Orders for 17 September were to continue the previous day's assaults. A dawn artillery barrage on Hills 812, 980 and 1052 inflicted significant casualties on the KPA defenders, who were eating meals in the open. 2/5 Marines advanced towards Hill 812 at 07:00 making good progress against until a KPA mortar and artillery barrage fell on the recently captured positions, the Marines then had to advance slowly neutralizing the KPA bunkers one by one. By 13:45, the summit of Hill 812 had been secured, but the KPA remained dug in on the reverse slope and had to be cleared out in close-quarters fighting. After securing Hill 812, 1/5 and 2/5 Marines began to attack west towards Hill 980, making good progress against the unprepared KPA defenders until they reached a granite point later named The Rock, where heavy machine gun fire from KPA bunkers on Hills 980 and 1052 stopped any further advance. The 5th Marines were then ordered to halt their attack and dig in on the most defensible terrain. The previous day, General Van Fleet had visited the 1st Marine Division Command Post and then ordered X Corps to suspend all major operations after 20 September, as further attacks along the Hays Line could no longer be justified, and he wished to concentrate all of X Corps' fire support to conclude the Battle of Heartbreak Ridge. Marine losses for the day were 13 killed and 88 wounded, while the KPA had lost 155 killed and 37 captured and an estimated 100 killed and 191 wounded.

On 18 September, the Marines dug in and consolidated their positions, while the KPA launched several counterattacks and continued to fire from their dominating positions on Hills 980 and 1052. Marine losses were 16 killed and 98 wounded.

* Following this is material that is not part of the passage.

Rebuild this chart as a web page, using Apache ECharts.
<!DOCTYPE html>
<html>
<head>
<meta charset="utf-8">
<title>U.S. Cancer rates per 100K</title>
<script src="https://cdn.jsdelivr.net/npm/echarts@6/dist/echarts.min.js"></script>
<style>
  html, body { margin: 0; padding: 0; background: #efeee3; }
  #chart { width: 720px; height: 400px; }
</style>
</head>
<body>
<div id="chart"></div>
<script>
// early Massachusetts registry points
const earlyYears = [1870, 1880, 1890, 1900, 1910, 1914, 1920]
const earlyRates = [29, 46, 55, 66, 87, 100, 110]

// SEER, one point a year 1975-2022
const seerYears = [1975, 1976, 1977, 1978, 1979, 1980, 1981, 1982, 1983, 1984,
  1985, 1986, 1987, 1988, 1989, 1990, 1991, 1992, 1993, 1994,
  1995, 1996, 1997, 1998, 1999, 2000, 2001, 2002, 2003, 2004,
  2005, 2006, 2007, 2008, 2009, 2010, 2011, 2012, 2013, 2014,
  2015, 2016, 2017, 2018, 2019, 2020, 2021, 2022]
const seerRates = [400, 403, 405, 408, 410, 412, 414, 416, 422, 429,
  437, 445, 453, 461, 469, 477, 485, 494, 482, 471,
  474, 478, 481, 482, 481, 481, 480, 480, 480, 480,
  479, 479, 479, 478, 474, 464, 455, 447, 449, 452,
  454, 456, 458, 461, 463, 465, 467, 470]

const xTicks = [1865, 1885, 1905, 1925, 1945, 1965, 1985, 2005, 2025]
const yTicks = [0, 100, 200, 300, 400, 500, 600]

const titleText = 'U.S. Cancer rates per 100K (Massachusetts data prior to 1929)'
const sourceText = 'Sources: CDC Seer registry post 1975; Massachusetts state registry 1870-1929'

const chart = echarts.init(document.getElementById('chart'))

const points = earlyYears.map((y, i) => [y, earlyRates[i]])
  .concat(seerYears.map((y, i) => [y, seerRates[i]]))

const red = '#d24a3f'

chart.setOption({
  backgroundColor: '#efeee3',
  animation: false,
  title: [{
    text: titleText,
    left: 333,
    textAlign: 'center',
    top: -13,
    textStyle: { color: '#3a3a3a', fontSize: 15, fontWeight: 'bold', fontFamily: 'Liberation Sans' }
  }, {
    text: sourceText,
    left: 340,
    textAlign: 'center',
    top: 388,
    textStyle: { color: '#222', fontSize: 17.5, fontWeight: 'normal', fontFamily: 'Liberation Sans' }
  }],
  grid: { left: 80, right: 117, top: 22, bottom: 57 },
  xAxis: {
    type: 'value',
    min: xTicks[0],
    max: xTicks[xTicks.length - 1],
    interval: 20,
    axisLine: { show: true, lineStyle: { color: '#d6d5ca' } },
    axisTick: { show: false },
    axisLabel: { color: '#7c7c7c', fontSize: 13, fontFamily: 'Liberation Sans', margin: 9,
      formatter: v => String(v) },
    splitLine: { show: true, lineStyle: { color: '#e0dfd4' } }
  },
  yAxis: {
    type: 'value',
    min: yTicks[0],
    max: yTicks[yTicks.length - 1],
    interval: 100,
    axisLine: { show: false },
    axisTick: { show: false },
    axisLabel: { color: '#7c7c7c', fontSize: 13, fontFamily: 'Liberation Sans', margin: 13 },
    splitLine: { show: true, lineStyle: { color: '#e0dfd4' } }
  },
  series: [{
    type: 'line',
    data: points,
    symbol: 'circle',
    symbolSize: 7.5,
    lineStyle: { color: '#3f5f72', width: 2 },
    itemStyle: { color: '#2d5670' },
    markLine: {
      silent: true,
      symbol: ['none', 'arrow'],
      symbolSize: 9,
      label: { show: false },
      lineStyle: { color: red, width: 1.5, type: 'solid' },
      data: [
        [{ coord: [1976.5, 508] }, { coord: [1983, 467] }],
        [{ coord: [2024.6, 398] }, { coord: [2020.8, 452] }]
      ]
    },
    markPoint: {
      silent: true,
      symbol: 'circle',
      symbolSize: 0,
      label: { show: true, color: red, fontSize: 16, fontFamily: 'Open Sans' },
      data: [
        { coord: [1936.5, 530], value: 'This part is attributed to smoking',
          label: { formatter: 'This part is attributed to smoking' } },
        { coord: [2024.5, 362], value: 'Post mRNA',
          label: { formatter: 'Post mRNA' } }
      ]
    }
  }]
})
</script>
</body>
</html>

On the early morning of 19 September, the KPA twice attacked 2/5 Marines' western outpost near The Rock, but the attacking forces stumbled into their own minefield, suffering serious losses. Marine losses for the day were 16 killed and 98 wounded, while the KPA lost 9 captured and an estimated 50 killed and 55 wounded.

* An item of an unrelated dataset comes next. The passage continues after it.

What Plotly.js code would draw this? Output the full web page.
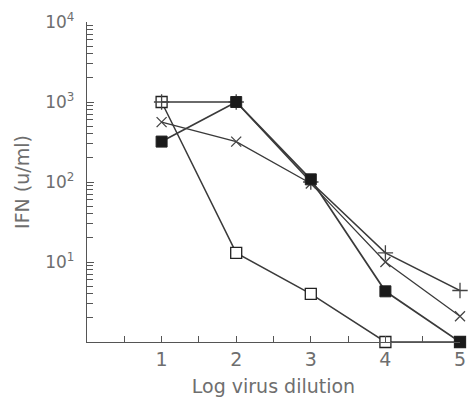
<!DOCTYPE html>
<html>
<head>
<meta charset="utf-8">
<script src="https://cdn.plot.ly/plotly-3.0.1.min.js"></script>
<style>html,body{margin:0;padding:0;background:#fff;}#chart{width:468px;height:401px;}</style>
</head>
<body>
<div id="chart"></div>
<script>
// Log virus dilution
var dilution = [1, 2, 3, 4, 5];
// IFN (u/ml) per series
var openSquare = [1000, 13, 4.0, 1.0, 1.0];
var filledSquare = [320, 1000, 108, 4.3, 1.0];
var crossX = [560, 320, 96, 10, 2.1];
var plusSeries = [1000, 1000, 100, 13, 4.4];

var xTickVals = [1, 2, 3, 4, 5];
var xTickText = ['1', '2', '3', '4', '5'];
var xMinorVals = [0.5, 1.5, 2.5, 3.5, 4.5];
var yTickVals = [10, 100, 1000, 10000];
var yTickText = ['10<sup>1</sup>', '10<sup>2</sup>', '10<sup>3</sup>', '10<sup>4</sup>'];
var yMinorVals = [];
[1, 10, 100, 1000].forEach(function (d) {
  for (var k = 2; k <= 9; k++) yMinorVals.push(d * k);
});

var lineColor = '#3a3a3a';
function trace(y, symbol, size, color, lineW, width) {
  return {
    x: dilution, y: y, type: 'scatter', mode: 'lines+markers',
    cliponaxis: false,
    line: {color: lineColor, width: width},
    marker: {symbol: symbol, size: size, color: color, line: {color: '#222', width: lineW}}
  };
}

var data = [
  trace(openSquare, 'square', 11, '#ffffff', 1.3, 1.5),
  trace(crossX, 'x-thin-open', 10, '#444', 1.3, 1.3),
  trace(plusSeries, 'cross-thin-open', 11, '#444', 1.3, 1.5),
  trace(filledSquare, 'square', 11, '#1a1a1a', 1, 1.7)
];

var fontFam = '"DejaVu Sans", sans-serif';
var txtColor = '#6e6e6e';
var layout = {
  width: 468, height: 401,
  margin: {l: 87, r: 8, t: 22, b: 59},
  paper_bgcolor: '#fff', plot_bgcolor: '#fff',
  showlegend: false,
  font: {family: fontFam, color: txtColor, size: 16},
  xaxis: {
    range: [0, 5], showgrid: false, zeroline: false,
    showline: true, linecolor: '#555', linewidth: 1.2,
    tickmode: 'array', tickvals: xTickVals, ticktext: xTickText,
    ticks: 'inside', ticklen: 6, tickcolor: '#555', tickwidth: 1,
    tickfont: {size: 19, color: txtColor},
    minor: {tickmode: 'array', tickvals: xMinorVals, ticks: 'inside', ticklen: 6, tickcolor: '#555'},
    title: {text: 'Log virus dilution', font: {size: 19, color: txtColor}, standoff: 10}
  },
  yaxis: {
    type: 'log', range: [0, 4.0], showgrid: false, zeroline: false,
    showline: true, linecolor: '#555', linewidth: 1.2,
    tickmode: 'array', tickvals: yTickVals, ticktext: yTickText,
    ticks: 'inside', ticklen: 7, tickcolor: '#555', tickwidth: 1,
    ticklabelstandoff: 8,
    tickfont: {size: 17, color: txtColor},
    minor: {tickmode: 'array', tickvals: yMinorVals, ticks: 'inside', ticklen: 6, tickcolor: '#555'},
    title: {text: 'IFN (u/ml)', font: {size: 19, color: txtColor}, standoff: 10}
  }
};

Plotly.newPlot('chart', data, layout, {displayModeBar: false, staticPlot: true});
</script>
</body>
</html>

After midnight on 20 September, the KPA launched an intense mortar and artillery barrage on the Marines between The Rock and Hill 812. At 02:30, the barrage lifted and a company of KPA attacked past The Rock towards Hill 812, cutting off several outpost units. American artillery responded, firing over 1600 rounds between 02:40 and 04:50. The Marines counterattacked at 05:00, forcing the KPA to withdraw, allowing the Marines to reoccupy their original positions by 06:30. Marine losses in the attack and counterattack were 2 killed and 31 wounded, while the KPA had lost 30 dead and 11 captured and an estimated 20 killed and 15 wounded

Also on 20 September, east of the Kanmubong Range, the ROK 8th Infantry Division was struggling to secure Hill 854. 1st Marines were ordered to assist the 8th ROK, but the attack did not begin until 17:30 and quickly bogged down in the face of well-defended KPA bunkers. 1st Marines began to dig in at 17:00, having gained only a small amount of ground for the loss of 7 killed and 24 wounded. On 21 September, 3/1 Marines resumed the assault on Hill 854, and by 17:45, it had been secured for the loss of 2 killed and 31 wounded. KPA losses on Hill 854 were 159 killed and 29 captured with an estimated 150 killed and 225 wounded.

==Aftermath==
The UN offensive in the Punchbowl area concluded on 21 September, however the KPA continued to probe the UN lines and direct fire on their positions. Following the conclusion of the Battle of Heartbreak Ridge to the west, UN forces consolidated their positions and the line of hills north of the Punchbowl formed part of the new frontline, now named the Minnesota Line. The failure to press on and capture Hills 980 and 1052 was viewed by many Marines as a tactical error as those heights overlooked the UN lines and numerous casualties resulted in the stalemate period that followed.

The KPA captured Hill 812 from the ROK 12th Division in June 1953.

The Korean Demilitarized Zone now runs along the line of hills captured by the UN forces in September 1951. The Eulji Observatory is located on Yoke Ridge looking directly across to the Kanmubong Ridge in North Korea.